Vilas n’avait pas perdu un seul set sur le chemin de la finale, mais il ne se remettra jamais de la perte de cette manche. Le Suédois remporte le troisième set 6-0 et, dans le quatrième, il fait preuve d’une force mentale comparable à celle de Borg en servant un jeu solide à 5-4 pour sceller sa victoire, après quatre heures et 42 minutes de jeu. Il est également, à l’époque, le plus jeune joueur masculin à avoir jamais remporté un tournoi du Grand Chelem.
La postérité du moment : Mats Wilander, plus grand joueur des années 80
Guillermo Vilas poursuivra son déclin dans les années suivantes, obtenant sa dernière performance remarquable à Roland-Garros en 1986 (battu par Johan Kriek en quarts de finale, 3-6, 7-6, 7-6, 7-6). En 2015, un journaliste, Eduardo Puppo, affirmera que Vilas aurait dû être classé numéro 1 mondial pendant cinq semaines, en 1977, mais l’ATP n’accordera que peu de crédit à cette affirmation.
Mats Wilander deviendra le deuxième plus grand joueur des années 1980, derrière Ivan Lendl.

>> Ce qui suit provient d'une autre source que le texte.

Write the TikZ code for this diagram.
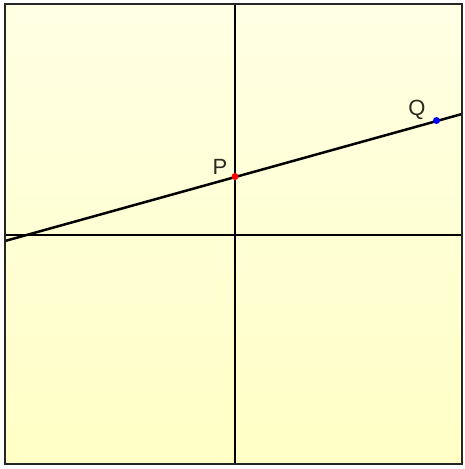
\documentclass[tikz,border=0pt]{standalone}
\usepackage{fontspec}
\setmainfont{Liberation Sans}
\definecolor{bgtop}{HTML}{FFFFE4}
\definecolor{bgbot}{HTML}{FFFFC6}
\definecolor{labcol}{HTML}{2A2A1E}
\begin{document}
\begin{tikzpicture}[x=1pt,y=-1pt,
  axis/.style={line width=2.5pt,black},
  pt/.style={circle,inner sep=0pt,minimum size=7pt},
  lab/.style={font=\fontsize{22}{22}\selectfont,text=labcol,inner sep=0pt}]
\useasboundingbox (0,0) rectangle (464,469);
\fill[white] (0,0) rectangle (464,469);
\shade[top color=bgtop,bottom color=bgbot] (5,4) rectangle (462,464);
\coordinate (L) at (5,241);
\coordinate (R) at (462,114);
\coordinate (VT) at (235,4);
\coordinate (VB) at (235,464);
\coordinate (HL) at (5,235);
\coordinate (HR) at (462,235);
\draw[axis] (VT) -- (VB);
\draw[axis] (HL) -- (HR);
\draw[axis] (L) -- (R);
\node[pt,fill=red] (P) at (235,176.5) {};
\node[pt,fill=blue] (Q) at (436.5,120.5) {};
\node[lab] (Plab) at (220,167) {P};
\node[lab] (Qlab) at (417,110) {Q};
\draw[line width=2.6pt,black!85] (5,4) rectangle (462,464);
\end{tikzpicture}
\end{document}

Sa plus grande saison sera sans aucun doute 1988, lorsqu’il atteindra la première place mondiale après avoir remporté trois des quatre tournois du Grand Chelem. Cependant, une fois qu’il aura atteint la première place, il perdra sa motivation et, en moins d’un an, il quittera définitivement le top 10. Au total, Wilander remportera trois fois Roland-Garros et sept tournois du Grand Chelem, le seul qui manquera à son palmarès étant Wimbledon, où il ne dépassera jamais les quarts de finale.